§ **Task goal**
Look through the records below and give the number of lines holding the string "this", nothing more.

§ **Material shown**
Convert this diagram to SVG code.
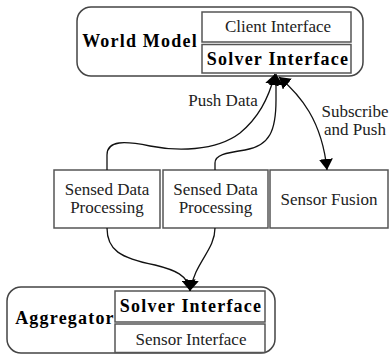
<svg xmlns="http://www.w3.org/2000/svg" width="391" height="355" viewBox="0 0 391 355" font-family="Liberation Serif, Times New Roman, DejaVu Serif, serif">
  <style>
    .frame { fill: #fff; stroke: #444; stroke-width: 1.5; }
    .box { fill: #fff; stroke: #555; stroke-width: 1.5; }
    .t { font-size: 17px; fill: #222; text-anchor: middle; }
    .b { font-size: 18px; font-weight: bold; letter-spacing: 1.2px; fill: #000; text-anchor: middle; }
    .edge { fill: none; stroke: #111; stroke-width: 1.3; }
  </style>
  <defs>
    <marker id="arrow" markerUnits="userSpaceOnUse" markerWidth="12" markerHeight="14" viewBox="0 0 12 14" refX="11" refY="7" orient="auto-start-reverse">
      <path d="M0,0 L11,7 L0,14 z" fill="#000"/>
    </marker>
  </defs>

  <!-- World Model with its two interfaces -->
  <g id="world-model">
    <rect class="frame" x="77" y="7" width="286" height="69" rx="14"/>
    <text class="b" x="140" y="47">World Model</text>
    <rect class="box" x="202" y="12" width="149" height="30"/>
    <text class="t" x="278" y="32">Client Interface</text>
    <rect class="box" x="202" y="44.5" width="149" height="28.5"/>
    <text class="b" x="278" y="65">Solver Interface</text>
  </g>

  <!-- Processing stages -->
  <g id="sensed-data-processing-1">
    <rect class="box" x="54" y="170" width="106" height="58"/>
    <text class="t" x="107" y="195">Sensed Data</text>
    <text class="t" x="107" y="213">Processing</text>
  </g>
  <g id="sensed-data-processing-2">
    <rect class="box" x="163" y="170" width="105" height="58"/>
    <text class="t" x="215.5" y="195">Sensed Data</text>
    <text class="t" x="215.5" y="213">Processing</text>
  </g>
  <g id="sensor-fusion">
    <rect class="box" x="270" y="170" width="118" height="58"/>
    <text class="t" x="329" y="205">Sensor Fusion</text>
  </g>

  <!-- Aggregator with its two interfaces -->
  <g id="aggregator">
    <rect class="frame" x="7" y="287" width="268" height="66" rx="14"/>
    <text class="b" x="65" y="324">Aggregator</text>
    <rect class="box" x="115" y="291" width="150" height="31"/>
    <text class="b" x="191" y="312">Solver Interface</text>
    <rect class="box" x="115" y="324" width="150" height="28.5"/>
    <text class="t" x="191" y="345">Sensor Interface</text>
  </g>

  <!-- Connectors -->
  <g id="connectors">
    <path class="edge" d="M107,170 V155 C107,140 125,141 150,146 C175,151 215,152 240,133 C258,118 268,100 275,74" marker-end="url(#arrow)"/>
    <path class="edge" d="M215,170 V163 C215,155 225,153 245,150 C270,146 276,130 276,100 V74" marker-end="url(#arrow)"/>
    <path class="edge" d="M279,77 C300,95 322,120 327,170" marker-start="url(#arrow)" marker-end="url(#arrow)"/>
    <path class="edge" d="M107,228 C107,250 120,258 155,265 C175,270 188,275 190,291" marker-end="url(#arrow)"/>
    <path class="edge" d="M215,228 C215,250 195,262 190,291" marker-end="url(#arrow)"/>
    <text class="t" x="223" y="106">Push Data</text>
    <text class="t" x="355" y="117">Subscribe</text>
    <text class="t" x="355" y="135">and Push</text>
  </g>
</svg>
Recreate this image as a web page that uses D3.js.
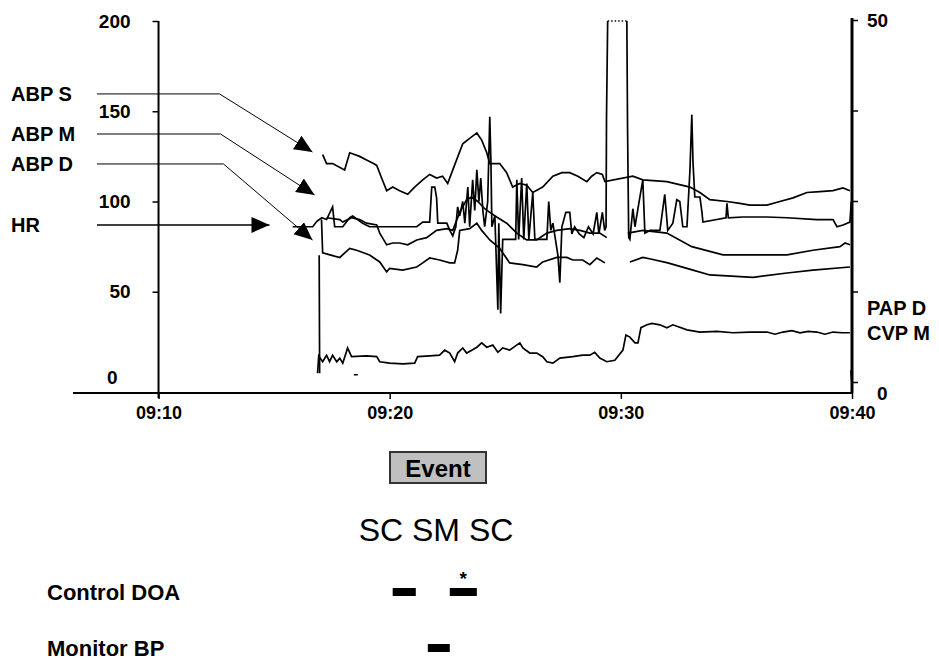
<!DOCTYPE html>
<html>
<head>
<meta charset="utf-8">
<script src="https://cdn.jsdelivr.net/npm/d3@7"></script>
<style>
  body { margin: 0; background: #fff; }
  svg text { font-family: "Liberation Sans", Arial, sans-serif; fill: #000; }
</style>
</head>
<body>
<svg id="chart" width="939" height="660"></svg>
<script>
// times are minutes past 09:00
const xTicks = ["09:10", "09:20", "09:30", "09:40"];
const leftTicks = [0, 50, 100, 150, 200];
const rightTicks = [0, 12.5, 25, 37.5, 50];
const rightTickLabels = [0, 50];

const abpS = [[17.10,126],[17.27,121],[17.53,121],[18.05,117.5],[18.27,127],[18.48,126],[18.70,125],[19.00,123],[19.30,121],[19.44,120],[19.65,113],[19.87,106],[20.13,108],[20.43,106],[20.78,104],[21.08,108],[21.43,112],[21.73,115],[22.03,113],[22.29,114],[22.51,110],[22.73,117.5],[23.16,132],[23.46,135],[23.77,138],[23.98,134],[24.20,127],[24.33,121],[24.76,121],[25.06,116],[25.32,108],[25.63,110],[25.93,109],[26.19,105],[26.62,108],[27.06,114],[27.45,116],[27.79,116],[28.14,114],[28.53,111],[28.74,114],[28.96,116],[29.20,115],[29.31,111],[30.52,114],[30.95,112],[31.99,111],[32.99,108],[33.42,105],[33.85,101],[34.59,100],[35.15,99],[35.58,98],[36.32,98],[36.88,100],[37.45,102],[38.05,105],[38.61,105.5],[39.18,106],[39.61,107.5],[39.91,106]];

const abpM = [[17.27,91],[17.84,90],[17.97,88.6],[18.35,91],[18.70,90],[19.00,88],[19.44,87],[19.57,82.5],[19.87,76],[20.13,77],[20.43,77],[20.78,76],[21.17,78.7],[21.60,80],[22.03,84],[22.47,85],[22.73,84],[23.03,94],[23.33,101],[23.55,102.5],[23.81,100],[24.11,96],[24.33,94],[24.63,91.4],[25.06,88],[25.50,82.5],[25.93,78.7],[26.36,78.7],[26.80,82.5],[27.23,84],[27.79,85],[28.23,84],[28.66,82.5],[29.09,82.5],[29.39,80],[29.40,null],[30.29,null],[30.30,82.5],[30.95,84],[31.99,82.5],[33.07,75],[34.42,70.4],[37.19,70.4],[38.31,73],[39.48,75],[39.70,77],[39.91,76]];

const abpD = [[17.05,90],[17.10,71.5],[17.84,69],[18.27,74],[18.57,73],[19.13,70.4],[19.57,66.5],[19.87,61],[20.00,63],[20.56,62],[21.17,63.7],[21.43,66],[21.73,68.7],[22.16,67.6],[22.60,66],[22.81,66],[22.94,73],[23.03,84],[23.46,85],[23.77,88],[23.98,84],[24.33,78.7],[24.76,74],[25.19,66],[25.76,65],[26.36,63.7],[26.62,66.5],[27.23,69],[27.66,69],[27.92,67.6],[28.35,67.6],[28.66,65],[28.96,68.7],[29.31,66],[29.32,null],[30.38,null],[30.39,66.5],[30.95,69],[31.34,68],[32.03,66],[33.12,62],[33.85,59.3],[35.72,58],[37.19,60.4],[38.31,62],[39.91,63.7]];

const hr = [[15.80,86],[16.67,86],[16.85,89],[17.06,91],[17.27,90],[17.53,97],[17.62,86],[17.97,86],[18.27,91],[18.40,92],[18.83,88],[19.13,86],[21.17,86],[21.43,88.6],[21.73,88.6],[21.82,108],[21.95,108],[22.03,102],[22.08,88],[22.47,88],[22.60,84],[22.73,81],[22.86,86],[22.94,97],[23.03,92],[23.16,100],[23.25,88],[23.38,108],[23.46,86],[23.59,112],[23.68,95],[23.77,117.5],[23.86,100],[23.94,113],[24.03,95],[24.11,86],[24.24,100],[24.33,147],[24.38,122],[24.42,86],[24.55,92],[24.68,40],[24.72,88],[24.80,38],[24.89,79],[25.45,79],[25.50,112],[25.58,79],[25.71,113],[25.80,79],[25.93,110],[26.02,79],[26.19,105],[26.28,79],[26.80,79],[26.88,100],[26.97,84],[27.06,88],[27.28,70],[27.36,55],[27.45,86],[27.62,94],[27.79,94],[27.88,82],[28.00,86],[28.20,82],[28.40,80],[28.60,86],[28.80,82],[28.96,94],[29.05,82],[29.20,94],[29.30,84],[29.36,86],[29.38,147],[29.43,200],[29.44,null],[30.25,null],[30.26,200],[30.29,141],[30.34,80],[30.39,79],[30.52,96],[30.61,86],[30.74,96],[30.95,112],[31.04,82.5],[31.26,84],[31.69,84],[31.90,104],[32.03,84],[32.25,88],[32.42,101],[32.55,100],[32.68,86],[32.86,86],[32.99,117.5],[33.07,148],[33.12,122],[33.20,102.5],[33.42,102.5],[33.51,94],[33.55,88.6],[34.55,91],[34.59,99],[34.65,91],[35.28,91.4],[36.32,91.4],[37.19,91],[38.48,90],[39.18,90],[39.35,86],[39.61,87],[39.91,88.6],[39.97,100]];
// HR above the top of the scale, drawn dotted
const hrOffScale = [[29.43,200],[30.26,200]];

// right axis series
const papD = [[16.95,17.5],[16.97,1.2],[16.98,null],[18.44,null],[18.45,1.0],[18.62,1.0],[18.63,null],[39.94,null],[39.95,1.6],[39.99,0]];
const cvpM = [[16.88,1.2],[16.93,3.6],[17.10,2.8],[17.27,3.7],[17.40,2.8],[17.53,3.7],[17.71,2.8],[17.84,3.3],[17.97,2.6],[18.18,4.7],[18.35,3.5],[19.00,3.6],[19.44,3.5],[19.57,2.8],[20.00,2.6],[20.56,2.5],[21.08,2.6],[21.21,3.5],[21.73,3.6],[22.16,3.7],[22.38,4.4],[22.60,4.0],[22.81,2.8],[22.94,4.0],[23.16,4.7],[23.33,4.0],[23.55,4.4],[23.77,4.8],[23.98,5.4],[24.20,4.8],[24.46,5.1],[24.68,4.1],[24.89,4.7],[25.19,4.4],[25.63,5.4],[25.76,4.7],[26.06,4.0],[26.36,4.0],[26.62,3.5],[26.80,2.8],[27.06,2.6],[27.36,3.3],[27.92,3.5],[28.35,3.7],[28.66,3.7],[28.87,4.1],[29.09,3.3],[29.39,2.8],[29.74,3.0],[30.09,4.4],[30.22,6.5],[30.39,6.2],[30.61,5.4],[30.74,5.4],[30.87,7.5],[31.13,7.9],[31.34,8.1],[31.69,7.9],[31.99,7.5],[32.25,7.9],[32.86,7.2],[33.42,6.9],[34.16,7.0],[34.85,6.8],[35.58,6.9],[36.32,6.9],[36.67,6.6],[37.01,6.9],[37.40,7.1],[37.75,6.8],[38.10,7.0],[38.48,6.9],[38.83,6.6],[39.18,6.9],[39.57,6.8],[39.91,6.8]];

// labels pointing into the chart: label level, bend time, arrow tip (time, value)
const arrowLabels = ["ABP S", "ABP M", "ABP D", "HR"];
const arrowLevels = [159.6, 137.4, 120.8, 87];
const arrowBends = [12.64, 12.68, 12.81, null];
const arrowTips = [[16.66, 127.4], [16.75, 103.6], [16.66, 78.7], [14.8, 87]];

// event rows (start, end in minutes)
const controlDOA = [[20.13, 21.13], [22.60, 23.77]];
const monitorBP = [[21.65, 22.60]];
const starred = [1];

const svg = d3.select("#chart");

const x = d3.scaleLinear().domain([6.3, 40]).range([73, 852]);
const yL = d3.scaleLinear().domain([0, 200]).range([382, 21]);
const yR = d3.scaleLinear().domain([0, 50]).range([382, 20]);
const axisY = 393;
const parseTick = s => { const p = s.split(":"); return (+p[0] - 9) * 60 + +p[1]; };

// x axis
svg.append("line")
  .attr("x1", x(6.3)).attr("x2", x(40))
  .attr("y1", axisY).attr("y2", axisY)
  .attr("stroke", "#000").attr("stroke-width", 2);

const xAxis = svg.append("g")
  .attr("transform", `translate(0,${axisY})`)
  .call(d3.axisBottom(x)
    .tickValues(xTicks.map(parseTick))
    .tickFormat((d, i) => xTicks[i])
    .tickSize(6).tickPadding(7));
xAxis.select(".domain").remove();
xAxis.selectAll("line").attr("stroke-width", 1.5);
xAxis.selectAll("text").attr("font-size", 18).attr("font-weight", "bold");

// left axis
svg.append("line")
  .attr("x1", x(10)).attr("x2", x(10))
  .attr("y1", yL(200)).attr("y2", axisY + 5)
  .attr("stroke", "#000").attr("stroke-width", 2);

const leftAxis = svg.append("g")
  .attr("transform", `translate(${x(10)},0)`)
  .call(d3.axisLeft(yL).tickValues(leftTicks).tickSize(6).tickPadding(22));
leftAxis.select(".domain").remove();
leftAxis.selectAll("line").attr("stroke-width", 1.5).filter(d => d === 0).remove();
leftAxis.selectAll("text").attr("font-size", 19).attr("font-weight", "bold")
  .filter(d => d === 0).attr("dx", -13).attr("dy", "0.1em");

// right axis
svg.append("line")
  .attr("x1", x(40)).attr("x2", x(40))
  .attr("y1", yR(50) - 2).attr("y2", axisY)
  .attr("stroke", "#000").attr("stroke-width", 3);

const rightAxis = svg.append("g")
  .attr("transform", `translate(${x(40)},0)`)
  .call(d3.axisRight(yR).tickValues(rightTicks).tickSize(6).tickPadding(9)
    .tickFormat(d => rightTickLabels.includes(d) ? d : ""));
rightAxis.select(".domain").remove();
rightAxis.selectAll("line").attr("stroke-width", 1.5);
rightAxis.selectAll("text").attr("font-size", 19).attr("font-weight", "bold")
  .filter(d => d === 0).attr("dx", 10).attr("dy", "0.9em");

// series
const lineL = d3.line().defined(d => d[1] != null).x(d => x(d[0])).y(d => yL(d[1]));
const lineR = d3.line().defined(d => d[1] != null).x(d => x(d[0])).y(d => yR(d[1]));

[abpS, abpM, abpD, hr].forEach(s => {
  svg.append("path").datum(s)
    .attr("d", lineL)
    .attr("fill", "none").attr("stroke", "#000").attr("stroke-width", 1.7)
    .attr("stroke-linejoin", "miter");
});
[papD, cvpM].forEach(s => {
  svg.append("path").datum(s)
    .attr("d", lineR)
    .attr("fill", "none").attr("stroke", "#000").attr("stroke-width", 1.7);
});
svg.append("path").datum(hrOffScale)
  .attr("d", lineL)
  .attr("fill", "none").attr("stroke", "#000").attr("stroke-width", 1.5)
  .attr("stroke-dasharray", "1.5,2");

// arrow labels
svg.append("defs").append("marker")
  .attr("id", "head")
  .attr("markerUnits", "userSpaceOnUse")
  .attr("markerWidth", 20).attr("markerHeight", 18)
  .attr("refX", 18).attr("refY", 8)
  .attr("orient", "auto")
  .append("path").attr("d", "M0,0L18,8L0,16Z").attr("fill", "#000");

arrowLabels.forEach((name, i) => {
  const ly = yL(arrowLevels[i]);
  svg.append("text")
    .attr("x", 11).attr("y", ly)
    .attr("dy", "0.36em")
    .attr("font-size", 20).attr("font-weight", "bold")
    .text(name);
  const pts = [[97, ly]];
  if (arrowBends[i] != null) pts.push([x(arrowBends[i]), ly]);
  pts.push([x(arrowTips[i][0]), yL(arrowTips[i][1])]);
  svg.append("path")
    .attr("d", d3.line()(pts))
    .attr("fill", "none").attr("stroke", "#000")
    .attr("stroke-width", i === 3 ? 1.6 : 1)
    .attr("marker-end", "url(#head)");
});

// right labels
svg.append("text").attr("x", 867).attr("y", 308).attr("dy", "0.36em")
  .attr("font-size", 20).attr("font-weight", "bold").text("PAP D");
svg.append("text").attr("x", 867).attr("y", 333).attr("dy", "0.36em")
  .attr("font-size", 20).attr("font-weight", "bold").text("CVP M");

// event box
svg.append("rect")
  .attr("x", 390).attr("y", 452).attr("width", 96).attr("height", 31)
  .attr("fill", "#c0c0c0").attr("stroke", "#333").attr("stroke-width", 2);
svg.append("text").attr("x", 438).attr("y", 468).attr("dy", "0.36em")
  .attr("text-anchor", "middle")
  .attr("font-size", 24).attr("font-weight", "bold").text("Event");

svg.append("text").attr("x", 436).attr("y", 529).attr("dy", "0.36em")
  .attr("text-anchor", "middle")
  .attr("font-size", 32).text("SC SM SC");

// event rows
const rows = [
  { name: "Control DOA", y: 592, spans: controlDOA },
  { name: "Monitor BP", y: 648, spans: monitorBP }
];
rows.forEach(r => {
  svg.append("text").attr("x", 47).attr("y", r.y).attr("dy", "0.36em")
    .attr("font-size", 22).attr("font-weight", "bold").text(r.name);
  svg.selectAll(null).data(r.spans).enter().append("rect")
    .attr("x", d => x(d[0]))
    .attr("width", d => x(d[1]) - x(d[0]))
    .attr("y", r.y - 4).attr("height", 8)
    .attr("fill", "#000");
});
starred.forEach(i => {
  const s = controlDOA[i];
  svg.append("text")
    .attr("x", x((s[0] + s[1]) / 2)).attr("y", 578)
    .attr("dy", "0.36em")
    .attr("text-anchor", "middle")
    .attr("font-size", 19).attr("font-weight", "bold").text("*");
});
</script>
</body>
</html>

§ **Worked solution**
2